In spite of the air conditioner working hard all day (and it was only about 99º, not in the triples), it was HOT HOT HOT up at ceiling level.

The stroke of brilliance looks really great in the late afternoon light coming in the window.

At the end of Day Two, this is what I had. I fattened the trunk, fattened lots of branches, and climbed up and down all day.

It seemed as if three days would do the trick.

A Tree Grows in Three Rivers

A Tree Grows in Three Rivers? Hokey, I know, and I can’t even remember what A Tree Grows In Brooklyn was about.

This is a commissioned mural inside of a home 2 doors away from me. It recently sold and will become yet another vacation rental in a town and neighborhood that is jammed full of such units. But that is a topic for another day, and probably another forum.

Working indoors is a pleasure – climate control, flat surface to stand on, consistent lighting, tunes or an audio book on my old laptop (why didn’t Apple include a CD slot in their new laptops?? – I get SO TIRED of “upgrades”, but again, a topic for another forum.)
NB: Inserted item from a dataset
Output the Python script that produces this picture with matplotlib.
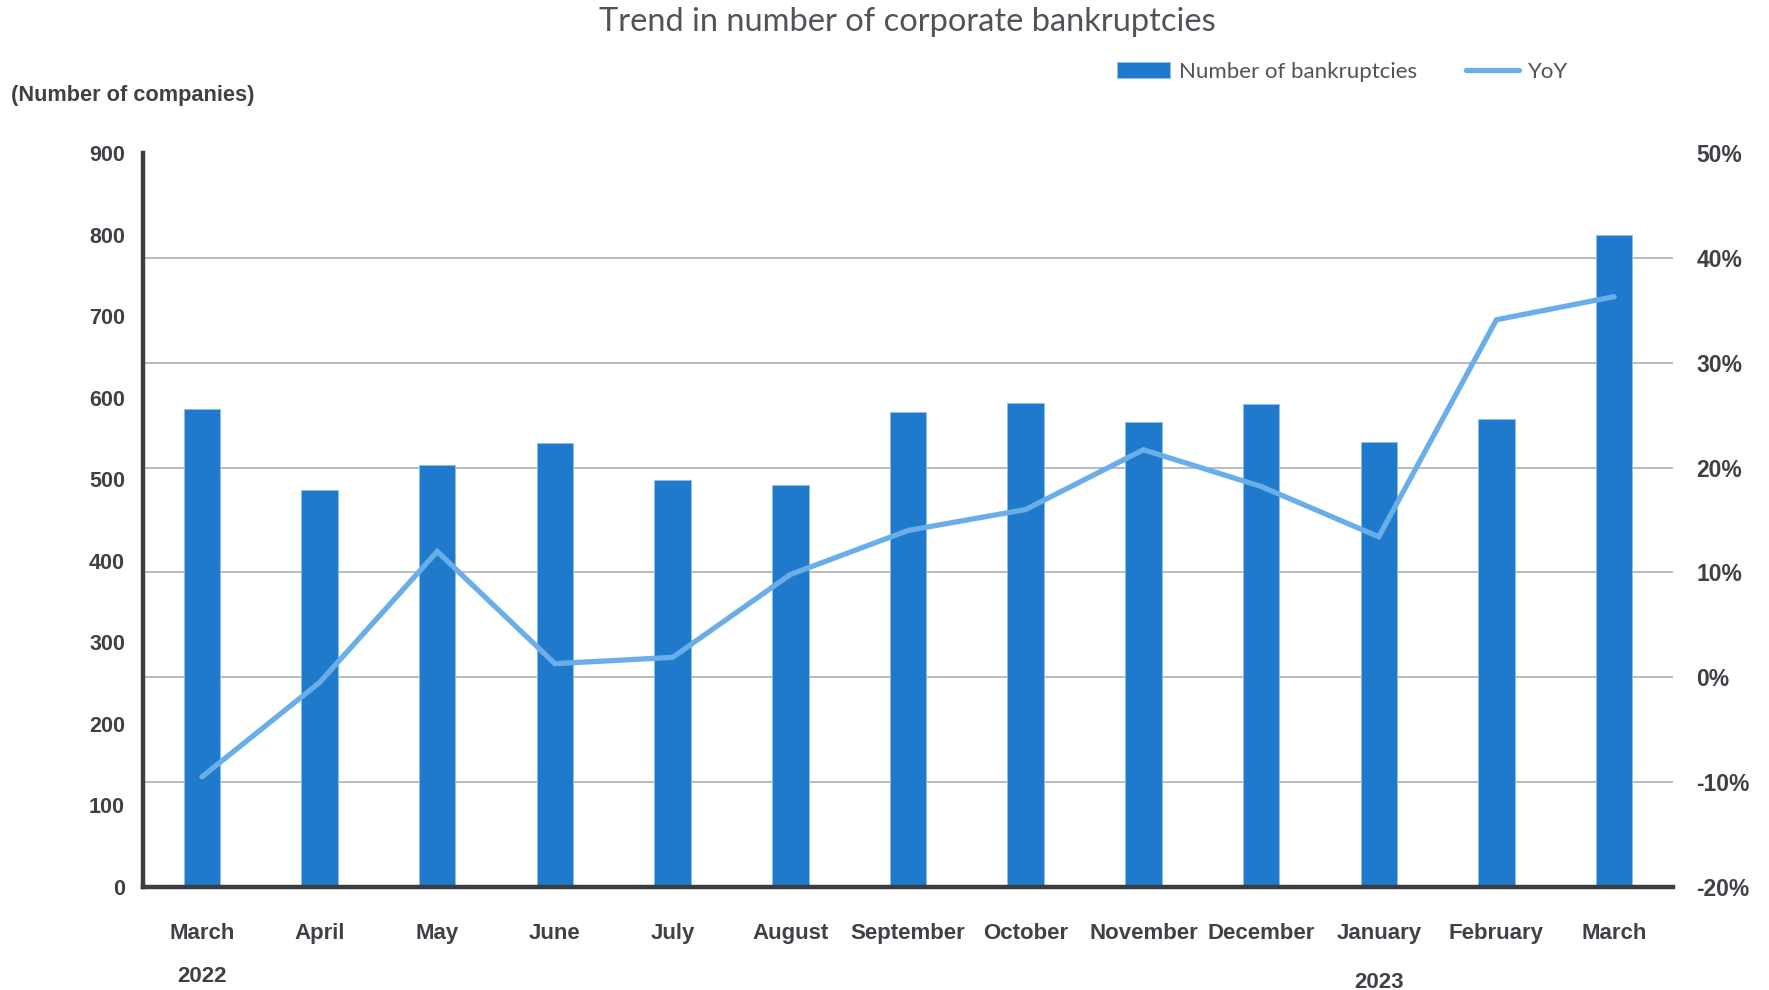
import matplotlib
matplotlib.use("Agg")
import matplotlib.pyplot as plt
from matplotlib.ticker import FuncFormatter, FixedLocator
import numpy as np

# Monthly data, March 2022 - March 2023
months = ["March", "April", "May", "June", "July", "August", "September",
          "October", "November", "December", "January", "February", "March"]
bankruptcies = [586, 487, 517, 544, 499, 493, 583, 594, 570, 592, 546, 574, 799]
yoy_pct = [-9.5, -0.5, 12.0, 1.3, 1.9, 9.8, 14.0, 16.0, 21.7, 18.2, 13.4, 34.1, 36.3]
year_labels = [(0, "2022", -0.122), (10, "2023", -0.130)]

count_ticks = list(range(0, 901, 100))
pct_ticks = list(range(-20, 51, 10))

BAR_COLOR = "#1f7acb"
LINE_COLOR = "#6aaee9"
TEXT_COLOR = "#3e4146"
GRID_COLOR = "#b8bbc0"
SPINE_COLOR = "#3a3d42"

bold_font = ["Liberation Sans", "DejaVu Sans"]
light_font = ["Lato", "DejaVu Sans"]

fig = plt.figure(figsize=(17.69, 9.90), dpi=100)
fig.patch.set_facecolor("white")
ax = fig.add_axes([143 / 1769, 1 - 887 / 990, (1673 - 143) / 1769, (887 - 153) / 990])

x = np.arange(len(months))
bars = ax.bar(x, bankruptcies, width=0.31, color=BAR_COLOR, edgecolor="#8cc0ef",
              linewidth=0.6, zorder=3, label="Number of bankruptcies")

ax.set_xlim(-0.5, len(months) - 0.5)
ax.set_ylim(0, 900)
ax.yaxis.set_major_locator(FixedLocator(count_ticks))
# horizontal guides follow the percentage scale (7 equal steps)
ax.yaxis.set_minor_locator(FixedLocator(np.linspace(0, 900, len(pct_ticks))))
ax.grid(which="minor", axis="y", color=GRID_COLOR, linewidth=1.4, zorder=0)
ax.grid(which="major", visible=False)
ax.tick_params(axis="y", which="both", length=0, pad=13, labelsize=15.5,
               labelcolor=TEXT_COLOR)
for lbl in ax.get_yticklabels():
    lbl.set_fontfamily(bold_font)
    lbl.set_fontweight("bold")

ax.set_xticks(x)
ax.set_xticklabels(months, fontfamily=bold_font, fontweight="bold", fontsize=16,
                   color=TEXT_COLOR)
ax.tick_params(axis="x", length=0, pad=26)

for side in ("top", "right"):
    ax.spines[side].set_visible(False)
for side in ("left", "bottom"):
    ax.spines[side].set_color(SPINE_COLOR)
    ax.spines[side].set_linewidth(3.2)
    ax.spines[side].set_zorder(4)

for xi, yr, ypos in year_labels:
    ax.text(xi, ypos, yr, transform=ax.get_xaxis_transform(), ha="center",
            va="center", fontsize=16, fontweight="bold", fontfamily=bold_font,
            color=TEXT_COLOR)

# year-on-year change on the secondary axis
ax2 = ax.twinx()
ax2.set_ylim(-20, 50)
ax2.set_yticks(pct_ticks)
ax2.yaxis.set_major_formatter(FuncFormatter(lambda v, _: f"{v:.0f}%"))
line, = ax2.plot(x, yoy_pct, color=LINE_COLOR, linewidth=3.8,
                 solid_capstyle="round", solid_joinstyle="miter", zorder=5,
                 label="YoY")
ax2.tick_params(axis="y", length=0, pad=17, labelsize=16.5, labelcolor=TEXT_COLOR)
for lbl in ax2.get_yticklabels():
    lbl.set_fontfamily(bold_font)
    lbl.set_fontweight("bold")
for side in ("top", "right", "left", "bottom"):
    ax2.spines[side].set_visible(False)

fig.text(907 / 1769, 1 - 22 / 990, "Trend in number of corporate bankruptcies",
         ha="center", va="center", fontsize=23.5, fontfamily=light_font,
         fontweight="normal", color="#505358")

fig.text(11 / 1769, 1 - 95 / 990, "(Number of companies)", ha="left",
         va="center", fontsize=15.7, fontweight="bold", fontfamily=bold_font,
         color=TEXT_COLOR)

fig.legend(handles=[bars, line], labels=["Number of bankruptcies", "YoY"],
           loc="center left", bbox_to_anchor=(1108 / 1769, 1 - 72 / 990),
           ncol=2, frameon=False,
           prop={"family": light_font, "weight": "normal", "size": 16},
           labelcolor="#505358", handlelength=2.4, handleheight=0.7,
           handletextpad=0.4, columnspacing=2.2, borderaxespad=0)

fig.savefig("out.png", dpi=100, facecolor="white")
This is what I found when I unlocked the door on Monday a.m. (a week ago). The carpet will be replaced, so no tarp was necessary. Weird.

This is outside the house and will have a human sized chess board, which I might be painting next.

I procrastinated a bit before beginning. Giant blank walls are intimidating.

I measured the height of the ceiling, because inquiring minds need to know. 14′. I climbed up the extension ladder and dropped a vertical so I could begin building the oak tree around it. It is the same method I use when drawing trees with pencil on paper (not with blue chalk – just a light pencil line).

The extension ladder was a bit cumbersome, so I went home for my own ladders.

After a bit of staring and thinking, I gave myself some more blue chalk guidelines.

A normal way to paint a mural is from the top down, but trees grow in the opposite direction.

There never is the perfect photo of the perfect tree, so I used all my oak tree photos to remind myself of the bark texture and the branching patterns. It is slow, thinky work.

This was a stroke of brilliance!

The raised hearth is helpful in boosting short ladders.